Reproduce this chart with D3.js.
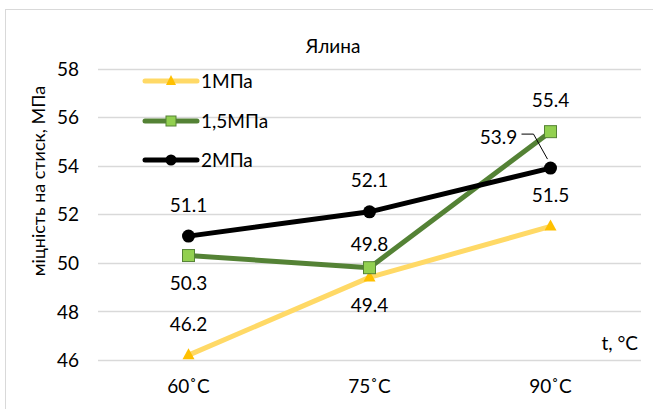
<!DOCTYPE html>
<html><head><meta charset="utf-8">
<script src="https://cdn.jsdelivr.net/npm/d3@7/dist/d3.min.js"></script>
<style>body{margin:0;background:#fff}svg{display:block}text{font-family:Lato,"Noto Sans",sans-serif;fill:#000}</style>
</head><body>
<svg id="c" width="653" height="409"></svg>
<script>
const categories = ["60˚C", "75˚C", "90˚C"];
const seriesNames = ["1МПа", "1,5МПа", "2МПа"];
const s1 = [46.2, 49.4, 51.5];
const s15 = [50.3, 49.8, 55.4];
const s2 = [51.1, 52.1, 53.9];
const yTicks = [46, 48, 50, 52, 54, 56, 58];

const FS = 19;
const svg = d3.select("#c");
svg.append("rect").attr("x",5.5).attr("y",9.5).attr("width",660).attr("height",420)
  .attr("fill","#fff").attr("stroke","#d9d9d9");

const x = d3.scaleBand().domain(categories).range([98, 641]);
const y = d3.scaleLinear().domain([46, 58]).range([360, 68.5]);

// gridlines
svg.append("g").selectAll("line").data(yTicks).join("line")
  .attr("x1",98).attr("x2",641).attr("y1",d=>Math.round(y(d))+0.5).attr("y2",d=>Math.round(y(d))+0.5)
  .attr("stroke","#d9d9d9").attr("stroke-width",1.5);

// y axis
const ya = svg.append("g").attr("transform","translate(79,0)")
  .call(d3.axisLeft(y).tickValues(yTicks).tickSize(0).tickPadding(0));
ya.select(".domain").remove();
ya.selectAll("text").attr("font-size",FS).attr("font-family","Lato").attr("dy","0.35em");

// x axis
const xa = svg.append("g").attr("transform","translate(0,386)")
  .call(d3.axisBottom(x).tickSize(0).tickPadding(0));
xa.select(".domain").remove();
xa.selectAll("text").attr("font-size",FS).attr("font-family","Lato").attr("dy","0.35em");

// titles
svg.append("text").attr("x",333).attr("y",53).attr("text-anchor","middle").attr("font-size",FS).text("Ялина");
svg.append("text").attr("transform","translate(45,181) rotate(-90)").attr("text-anchor","middle")
  .attr("font-size",18).text("міцність на стиск, МПа");
svg.append("text").attr("x",638).attr("y",350).attr("text-anchor","end").attr("font-size",FS).text("t, °C");

const cx = c => x(c) + x.bandwidth()/2;
const line = d3.line().x((d,i)=>cx(categories[i])).y(d=>y(d));

const series = [
  {name: seriesNames[0], values: s1, stroke:"#FFD966", marker:"tri", fill:"#FFC000", mstroke:"#FFC000",
   labels:[[0,-31],[0,28],[0,-31]]},
  {name: seriesNames[1], values: s15, stroke:"#548235", marker:"sq", fill:"#92D050", mstroke:"#548235",
   labels:[[0,28],[0,-23],[0,-31]]},
  {name: seriesNames[2], values: s2, stroke:"#000000", marker:"circ", fill:"#000", mstroke:"#000",
   labels:[[0,-31],[0,-31],[-52,-31]]}
];

function drawMarker(g, type, px, py, s) {
  if (type==="tri") {
    g.append("path").attr("d",`M${px},${py-7}L${px+6},${py+4}L${px-6},${py+4}Z`)
      .attr("fill",s.fill);
  } else if (type==="sq") {
    g.append("rect").attr("x",px-6).attr("y",py-6).attr("width",12).attr("height",12)
      .attr("fill",s.fill).attr("stroke",s.mstroke).attr("stroke-width",1);
  } else {
    g.append("circle").attr("cx",px).attr("cy",py).attr("r",6.5).attr("fill",s.fill);
  }
}

const plot = svg.append("g");
series.forEach(s => {
  plot.append("path").datum(s.values).attr("d",line).attr("fill","none")
    .attr("stroke",s.stroke).attr("stroke-width",5).attr("stroke-linejoin","round").attr("stroke-linecap","round");
});
series.forEach(s => {
  s.values.forEach((v,i)=> drawMarker(plot, s.marker, cx(categories[i]), y(v), s));
});

// leader line for 53.9
const lp = [cx(categories[2]), y(s2[2])];
plot.append("path").attr("d",`M${lp[0]-3},${lp[1]-9}L${lp[0]-17},${lp[1]-34}L${lp[0]-29},${lp[1]-34}`)
  .attr("fill","none").attr("stroke","#000").attr("stroke-width",1);

// data labels
series.forEach(s => {
  s.values.forEach((v,i)=>{
    const [dx,dy] = s.labels[i];
    plot.append("text").attr("x",cx(categories[i])+dx).attr("y",y(v)+dy).attr("dy","0.35em")
      .attr("text-anchor","middle").attr("font-size",FS).text(v.toFixed(1));
  });
});

// legend
const leg = svg.append("g");
series.forEach((s,i)=>{
  const ly = [81, 121, 160][i];
  leg.append("line").attr("x1",145).attr("x2",197).attr("y1",ly).attr("y2",ly)
    .attr("stroke",s.stroke).attr("stroke-width",5).attr("stroke-linecap","round");
  if (s.marker==="tri") leg.append("path").attr("d",`M171,${ly-6}L176,${ly+4}L166,${ly+4}Z`).attr("fill",s.fill);
  else if (s.marker==="sq") leg.append("rect").attr("x",166).attr("y",ly-5).attr("width",10).attr("height",10)
      .attr("fill",s.fill).attr("stroke",s.mstroke);
  else leg.append("circle").attr("cx",171).attr("cy",ly).attr("r",5.5).attr("fill",s.fill);
  leg.append("text").attr("x",201).attr("y",ly).attr("dy","0.35em").attr("font-size",FS).text(s.name);
});
</script>
</body></html>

◆ ◆ ◆ ◆ ◆

Repeat the material above word for word and skip every image in it.

**Finished task**
Reproduce this chart with D3.js.
<!DOCTYPE html>
<html><head><meta charset="utf-8">
<script src="https://cdn.jsdelivr.net/npm/d3@7/dist/d3.min.js"></script>
<style>body{margin:0;background:#fff}svg{display:block}text{font-family:Lato,"Noto Sans",sans-serif;fill:#000}</style>
</head><body>
<svg id="c" width="653" height="409"></svg>
<script>
const categories = ["60˚C", "75˚C", "90˚C"];
const seriesNames = ["1МПа", "1,5МПа", "2МПа"];
const s1 = [46.2, 49.4, 51.5];
const s15 = [50.3, 49.8, 55.4];
const s2 = [51.1, 52.1, 53.9];
const yTicks = [46, 48, 50, 52, 54, 56, 58];

const FS = 19;
const svg = d3.select("#c");
svg.append("rect").attr("x",5.5).attr("y",9.5).attr("width",660).attr("height",420)
  .attr("fill","#fff").attr("stroke","#d9d9d9");

const x = d3.scaleBand().domain(categories).range([98, 641]);
const y = d3.scaleLinear().domain([46, 58]).range([360, 68.5]);

// gridlines
svg.append("g").selectAll("line").data(yTicks).join("line")
  .attr("x1",98).attr("x2",641).attr("y1",d=>Math.round(y(d))+0.5).attr("y2",d=>Math.round(y(d))+0.5)
  .attr("stroke","#d9d9d9").attr("stroke-width",1.5);

// y axis
const ya = svg.append("g").attr("transform","translate(79,0)")
  .call(d3.axisLeft(y).tickValues(yTicks).tickSize(0).tickPadding(0));
ya.select(".domain").remove();
ya.selectAll("text").attr("font-size",FS).attr("font-family","Lato").attr("dy","0.35em");

// x axis
const xa = svg.append("g").attr("transform","translate(0,386)")
  .call(d3.axisBottom(x).tickSize(0).tickPadding(0));
xa.select(".domain").remove();
xa.selectAll("text").attr("font-size",FS).attr("font-family","Lato").attr("dy","0.35em");

// titles
svg.append("text").attr("x",333).attr("y",53).attr("text-anchor","middle").attr("font-size",FS).text("Ялина");
svg.append("text").attr("transform","translate(45,181) rotate(-90)").attr("text-anchor","middle")
  .attr("font-size",18).text("міцність на стиск, МПа");
svg.append("text").attr("x",638).attr("y",350).attr("text-anchor","end").attr("font-size",FS).text("t, °C");

const cx = c => x(c) + x.bandwidth()/2;
const line = d3.line().x((d,i)=>cx(categories[i])).y(d=>y(d));

const series = [
  {name: seriesNames[0], values: s1, stroke:"#FFD966", marker:"tri", fill:"#FFC000", mstroke:"#FFC000",
   labels:[[0,-31],[0,28],[0,-31]]},
  {name: seriesNames[1], values: s15, stroke:"#548235", marker:"sq", fill:"#92D050", mstroke:"#548235",
   labels:[[0,28],[0,-23],[0,-31]]},
  {name: seriesNames[2], values: s2, stroke:"#000000", marker:"circ", fill:"#000", mstroke:"#000",
   labels:[[0,-31],[0,-31],[-52,-31]]}
];

function drawMarker(g, type, px, py, s) {
  if (type==="tri") {
    g.append("path").attr("d",`M${px},${py-7}L${px+6},${py+4}L${px-6},${py+4}Z`)
      .attr("fill",s.fill);
  } else if (type==="sq") {
    g.append("rect").attr("x",px-6).attr("y",py-6).attr("width",12).attr("height",12)
      .attr("fill",s.fill).attr("stroke",s.mstroke).attr("stroke-width",1);
  } else {
    g.append("circle").attr("cx",px).attr("cy",py).attr("r",6.5).attr("fill",s.fill);
  }
}

const plot = svg.append("g");
series.forEach(s => {
  plot.append("path").datum(s.values).attr("d",line).attr("fill","none")
    .attr("stroke",s.stroke).attr("stroke-width",5).attr("stroke-linejoin","round").attr("stroke-linecap","round");
});
series.forEach(s => {
  s.values.forEach((v,i)=> drawMarker(plot, s.marker, cx(categories[i]), y(v), s));
});

// leader line for 53.9
const lp = [cx(categories[2]), y(s2[2])];
plot.append("path").attr("d",`M${lp[0]-3},${lp[1]-9}L${lp[0]-17},${lp[1]-34}L${lp[0]-29},${lp[1]-34}`)
  .attr("fill","none").attr("stroke","#000").attr("stroke-width",1);

// data labels
series.forEach(s => {
  s.values.forEach((v,i)=>{
    const [dx,dy] = s.labels[i];
    plot.append("text").attr("x",cx(categories[i])+dx).attr("y",y(v)+dy).attr("dy","0.35em")
      .attr("text-anchor","middle").attr("font-size",FS).text(v.toFixed(1));
  });
});

// legend
const leg = svg.append("g");
series.forEach((s,i)=>{
  const ly = [81, 121, 160][i];
  leg.append("line").attr("x1",145).attr("x2",197).attr("y1",ly).attr("y2",ly)
    .attr("stroke",s.stroke).attr("stroke-width",5).attr("stroke-linecap","round");
  if (s.marker==="tri") leg.append("path").attr("d",`M171,${ly-6}L176,${ly+4}L166,${ly+4}Z`).attr("fill",s.fill);
  else if (s.marker==="sq") leg.append("rect").attr("x",166).attr("y",ly-5).attr("width",10).attr("height",10)
      .attr("fill",s.fill).attr("stroke",s.mstroke);
  else leg.append("circle").attr("cx",171).attr("cy",ly).attr("r",5.5).attr("fill",s.fill);
  leg.append("text").attr("x",201).attr("y",ly).attr("dy","0.35em").attr("font-size",FS).text(s.name);
});
</script>
</body></html>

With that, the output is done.